Recently, Google introduced the Web Vitals as a method to measure user experience objectively based on several variables. The Core Web Vitals are three variables that are pointed out by Google as the most important ones. In order to get a positive upswing in Google’s organic search performance (i.e. your rankings) you need to pass the test and score ‘good’ on all three variables:

  • Largest Contentful Paint (LCP) which measures loading performance.
  • First Input Delay (FID) which measures interactivity.
  • Cumulative Layout Shift (CLS), which measures visual stability.

Unfortunately, it’s often not so easy to get a good score, especially if you also want to use lots of third-party resources. And, even if you manage to pass Google’s Core Web Vitals assessment, the next challenge awaits: reach a Google’s Lighthouse performance score above 90 in order to score ‘good’ on the other Web Vitals. If you have a score of 90+ in Lighthouse, your website is satisfyingly quick for the user, according to Google.

The playing field: speed vs. functionality #

On one hand the marketer wants to track as much as possible and provide excellent functionality with the third party scripts. On the other hand the developer will probably recommend using as little as possible to provide quick loading times and responsiveness. Little side note here: in practice it won’t be this black and white of course… The marketer also wants a quick website because of better commercial results. But in general you would say that you need to choose between speed and functionality. Now preferably you don’t want to choose and in the next section we’re going to describe a technical solution that we use often: the third-party facade.

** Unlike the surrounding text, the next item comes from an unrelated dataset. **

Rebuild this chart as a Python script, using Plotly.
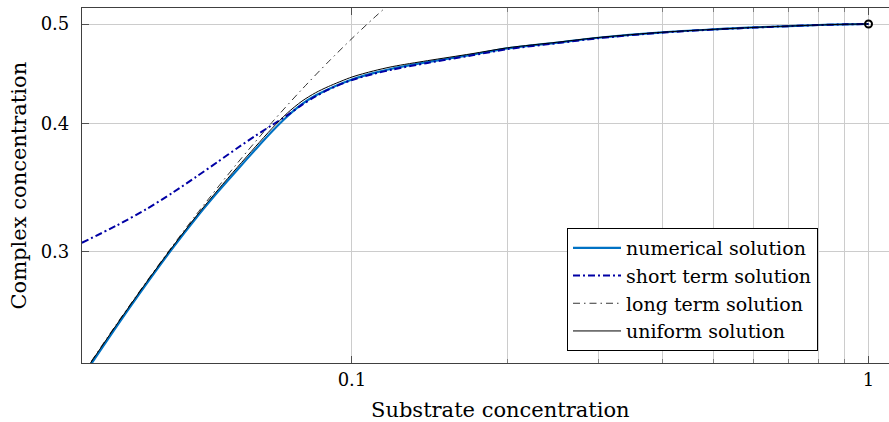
import math
import plotly.graph_objects as go

# ---- data ----
x_long = [0.03, 0.035, 0.04, 0.045, 0.05, 0.06, 0.07, 0.08, 0.09, 0.1, 0.11, 0.12]
y_long = [0.2273, 0.2549, 0.2804, 0.3041, 0.3262, 0.3659, 0.4009, 0.4318, 0.4593, 0.4840, 0.5063, 0.5265]

x_sol = [0.03, 0.035, 0.04, 0.045, 0.05, 0.055, 0.06, 0.065, 0.07, 0.075, 0.08, 0.085, 0.09,
         0.1, 0.11, 0.12, 0.14, 0.17, 0.2, 0.25, 0.3, 0.4, 0.5, 0.6, 0.7, 0.8, 0.9, 1.0]
y_uniform = [0.2270, 0.2545, 0.2800, 0.3035, 0.3250, 0.3445, 0.3625, 0.3795, 0.3955, 0.4095, 0.4205, 0.4285, 0.4345,
             0.4439, 0.4500, 0.4545, 0.4605, 0.4676, 0.4740, 0.4800, 0.4851, 0.4909, 0.4940, 0.4962, 0.4977, 0.4989, 0.4997, 0.5]
y_numerical = [0.2260, 0.2535, 0.2790, 0.3025, 0.3238, 0.3430, 0.3605, 0.3772, 0.3928, 0.4065, 0.4177, 0.4258, 0.4320,
               0.4415, 0.4478, 0.4525, 0.4590, 0.4665, 0.4733, 0.4796, 0.4848, 0.4908, 0.4940, 0.4962, 0.4977, 0.4989, 0.4997, 0.5]
y_short = [0.3060, 0.3180, 0.3300, 0.3425, 0.3550, 0.3670, 0.3785, 0.3890, 0.3985, 0.4075, 0.4170, 0.4250, 0.4315,
           0.4410, 0.4470, 0.4515, 0.4582, 0.4658, 0.4726, 0.4790, 0.4843, 0.4905, 0.4938, 0.4960, 0.4976, 0.4988, 0.4996, 0.5]

end_x = [1.0]
end_y = [0.5]

x_major = [0.1, 1]
x_major_text = ["0.1", "1"]
x_minor = [0.2, 0.3, 0.4, 0.5, 0.6, 0.7, 0.8, 0.9]
y_ticks = [0.3, 0.4, 0.5]
y_tick_text = ["0.3", "0.4", "0.5"]

FONT = "DejaVu Serif"
W, H = 889, 422
L, R, T, B = 82, 0, 8, 59

fig = go.Figure()
fig.add_trace(go.Scatter(x=x_sol, y=y_numerical, mode="lines", name="numerical solution",
                         line=dict(color="rgb(0,114,196)", width=2.2, shape="spline", smoothing=0.8)))
fig.add_trace(go.Scatter(x=x_sol, y=y_short, mode="lines", name="short term solution",
                         line=dict(color="rgb(0,0,165)", width=2, dash="7px,3px,2px,3px",
                                   shape="spline", smoothing=0.8)))
fig.add_trace(go.Scatter(x=x_long, y=y_long, mode="lines", name="long term solution",
                         line=dict(color="black", width=0.8, dash="7px,4px,1.5px,4px",
                                   shape="spline", smoothing=0.8)))
fig.add_trace(go.Scatter(x=x_sol, y=y_uniform, mode="lines", name="uniform solution",
                         line=dict(color="black", width=1, shape="spline", smoothing=0.8)))
fig.add_trace(go.Scatter(x=end_x, y=end_y, mode="markers", showlegend=False,
                         marker=dict(symbol="circle-open", size=7, color="black",
                                     line=dict(width=2, color="black"))))

pw = W - L - R
ph = H - T - B
xr = [-1.5227, -1 + (W - R - 352) / 516.5]
yr = [math.log10(0.2336), math.log10(0.5183)]

fig.update_xaxes(type="log", range=xr, tickvals=x_major, ticktext=x_major_text,
                 showgrid=True, gridcolor="#cccccc", gridwidth=1,
                 showline=True, linecolor="#404040", linewidth=1.2, mirror="ticks",
                 ticks="inside", ticklen=7, tickcolor="#505050",
                 minor=dict(tickvals=x_minor, showgrid=True, gridcolor="#cccccc", gridwidth=1,
                            ticks="inside", ticklen=4, tickcolor="#808080"),
                 tickfont=dict(family=FONT, size=18, color="black"),
                 zeroline=False)
fig.update_yaxes(type="log", range=yr, tickvals=y_ticks, ticktext=y_tick_text,
                 showgrid=True, gridcolor="#cccccc", gridwidth=1,
                 showline=True, linecolor="#404040", linewidth=1.2, mirror=False,
                 ticks="inside", ticklen=7, tickcolor="#505050", ticklabelstandoff=8,
                 tickfont=dict(family=FONT, size=18, color="black"),
                 zeroline=False)

fig.add_annotation(text="Substrate concentration", xref="paper", yref="paper",
                   x=(500 - L) / pw, y=-(410 - (H - B)) / ph, xanchor="center", yanchor="middle",
                   showarrow=False, font=dict(family=FONT, size=21, color="black"))
fig.add_annotation(text="Complex concentration", xref="paper", yref="paper",
                   x=(18 - L) / pw, y=0.5, xanchor="center", yanchor="middle", textangle=-90,
                   showarrow=False, font=dict(family=FONT, size=21, color="black"))

fig.update_layout(
    width=W, height=H,
    margin=dict(l=L, r=R, t=T, b=B),
    plot_bgcolor="white", paper_bgcolor="white",
    font=dict(family=FONT),
    legend=dict(x=(567 - L) / pw, y=((H - B) - 228) / ph, xanchor="left", yanchor="top",
                bordercolor="black", borderwidth=1, bgcolor="white",
                font=dict(family=FONT, size=19, color="black"),
                tracegroupgap=0, itemwidth=48),
)

fig.write_html("out.html")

What is a third-party facade? #

Ideally you hide third-party functionality until you actually need it. But you also want to show your visitors that you have a certain clickable element to launch the third-party tool. Here comes the facade: a static element designed to look like a third-party embedded on the page, but is not functional until you click on it. Because there is no functionality behind it, only a simple static element needs to load, which is much faster. Here's how it works with Lighthouse:

  • Lighthouse looks for third-party resources which can be deferred in the Lighthouse third-party facade audit.
  • The data about the impact of the deferrable resources is stored in a ‘Third Party Web database’.
  • The audit fails if the page loads resources that are found in the database.
  • You will see a notification in the report ‘some third-party resources can be lazy loaded with a facade’.
  • You know there is work to do!

We advise you to start investigating the timeline of the network requests of a website, and look at which third-parties are loaded. It might be possible that a third-party isn’t on the predescribed web database but is slowing down your website significantly. If you temporarily remove the third-party resources you can compare how quick your website loads without them. The next step is to actually build the facade or use an open-source solution.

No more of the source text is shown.